Quando tomou posse, há cerca de 17 meses, aos angolanos que “convocou” para o Conselho de Administração, Isabel dos Santos juntou alguns estrangeiros, entre os quais alguns portugueses. Daí para adiante nunca mais parou. Quadros portugueses, alguns deles imberbes, tomaram de assalto várias posições, algumas de primeira linha, outras nem tanto.

Investidos de autoridade que não tem amparo no know how, mas tão somente no poder que irradia de Isabel dos Santos, estes técnicos conseguiram duas coisas, nunca antes vistas numa empresa pública angolana: a desmoralização generalizada do seu staff e o sequestro absoluto de uma empresa pública angolana por estrangeiros, no caso portugueses.

Gente que faz a apologia das decisões de Isabel dos Santos apressou-se a desencadear um spin que visa apresentar a contestação que a indicação destes dois portugueses provocou como uma manifestação de racismo.

O que estas pessoas não sabem e seguramente que os portugueses que tomaram de assalto a Sonangol também não sabem, e por arrastamento Isabel dos Santos, é que sempre houve brancos em vários departamentos da Sonangol. O que distingue estes cidadãos angolanos de Susana Almeida Brandão, Emídio Pinheiro e de todos os outros portugueses é que os primeiros, por serem angolanos, sempre foram vistos como angolanos, enquanto que os segundos, por serem portugueses, só podem ser vistos como portugueses.
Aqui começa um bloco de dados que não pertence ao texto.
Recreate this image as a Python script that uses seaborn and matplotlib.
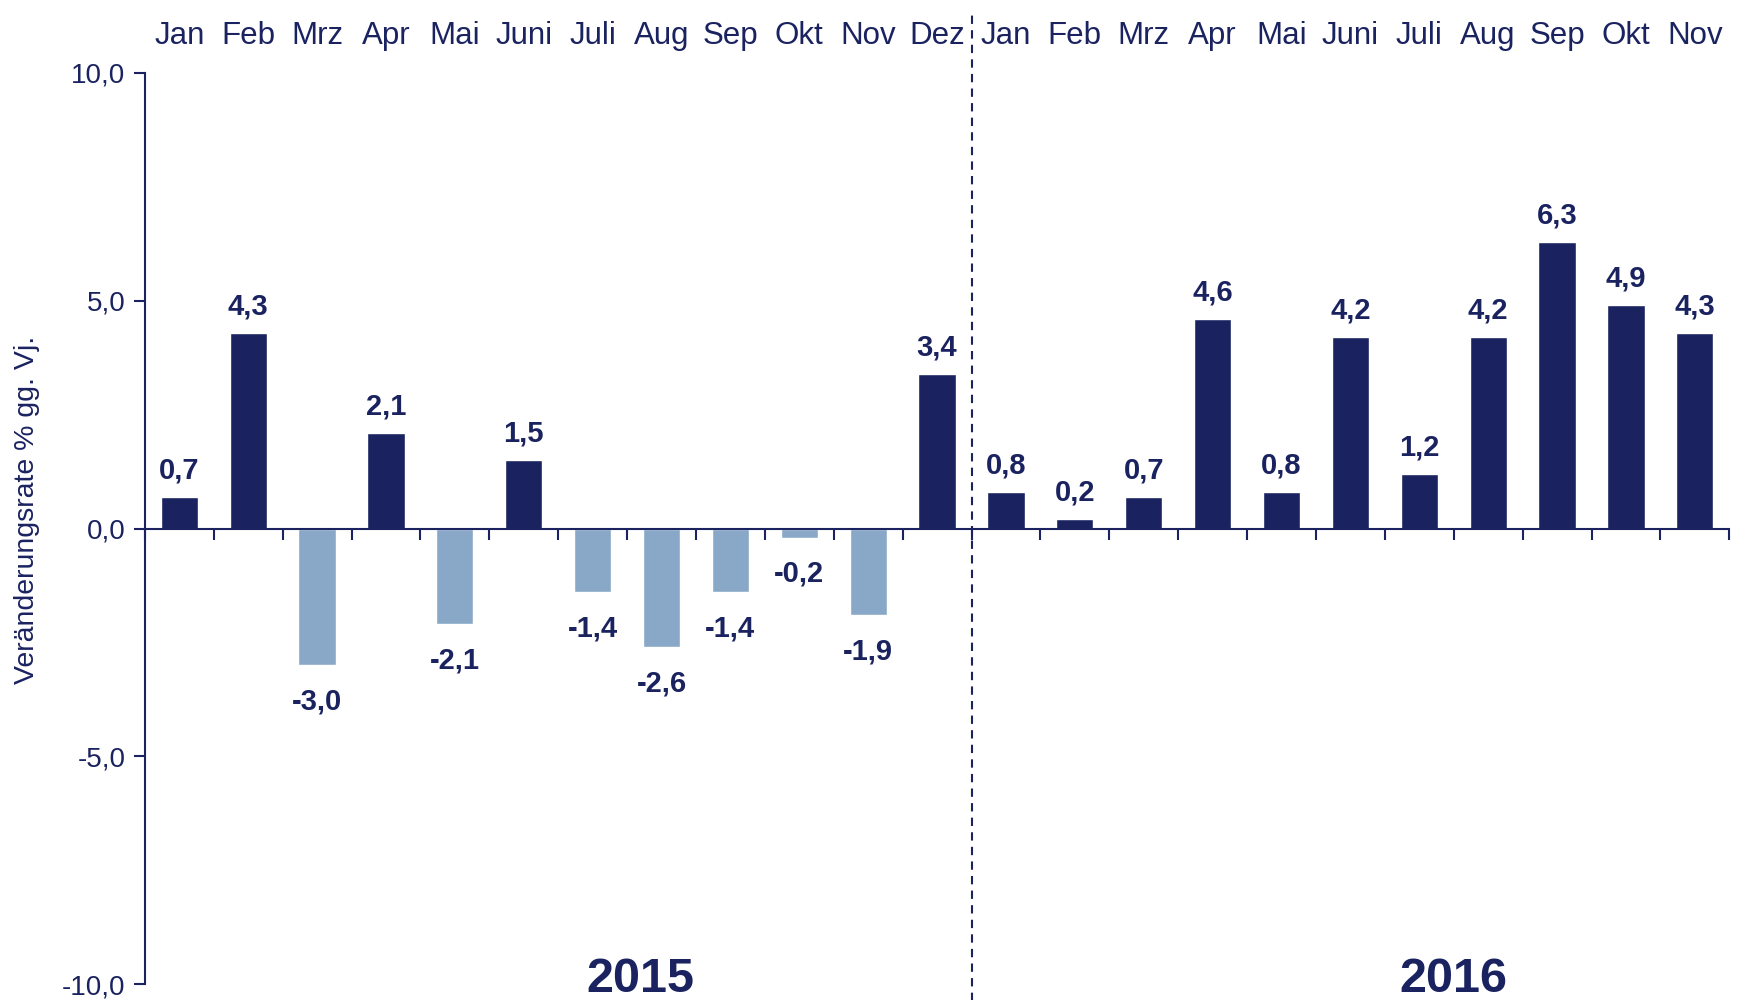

Para quem acaba de chegar à Sonangol, como é o caso de Isabel, Pinheiro, Catarro, Susana & Lda, aqui vão nomes de alguns angolanos de raça branca, que deram o couro e o cabelo por aquela companhia: Ângelo Ribeiro, José Sonnemberg, Salgado Costa, Jaime Freitas, Lago de Carvalho, Francisco José Leal Gonçalves, “Xico-Zé”, Joaquim Leão, Pessoa Vaz, os manos Francisco Lopes e Rui Lopes “Macau” e muitos outros. A Sonangol deve a estes angolanos parte daquilo que é hoje.

O que está em causa não é a raça. Ninguém questiona a indicação de Ivan Almeida, jovem angolano, temperado no Makareno e “lapidado” nos EUA. O problema aqui é de soberania, e da ostracização imposta aos angolanos e da sua consequente depreciação técnica.

Francisca Van-Dúnem é ministra da Justiça em Portugal, porque ao fim de mais de 40 anos lá ela assume-se como alguém que tendo no coração um espaço para Angola escolheu Portugal: “Nestas coisas tem de haver racionalidade. No jogo entre o espaço do possível, do fazível e do desejável, é preciso encontrar algum realismo.(…). Eu tenho uma carreira feita aqui que não me passa pela cabeça abandonar tudo de um dia para o outro. A partir de uma certa altura, foi uma escolha que fiz. E foi uma escolha consciente”, disse ela ao Expresso do dia 11 de Junho de 2016.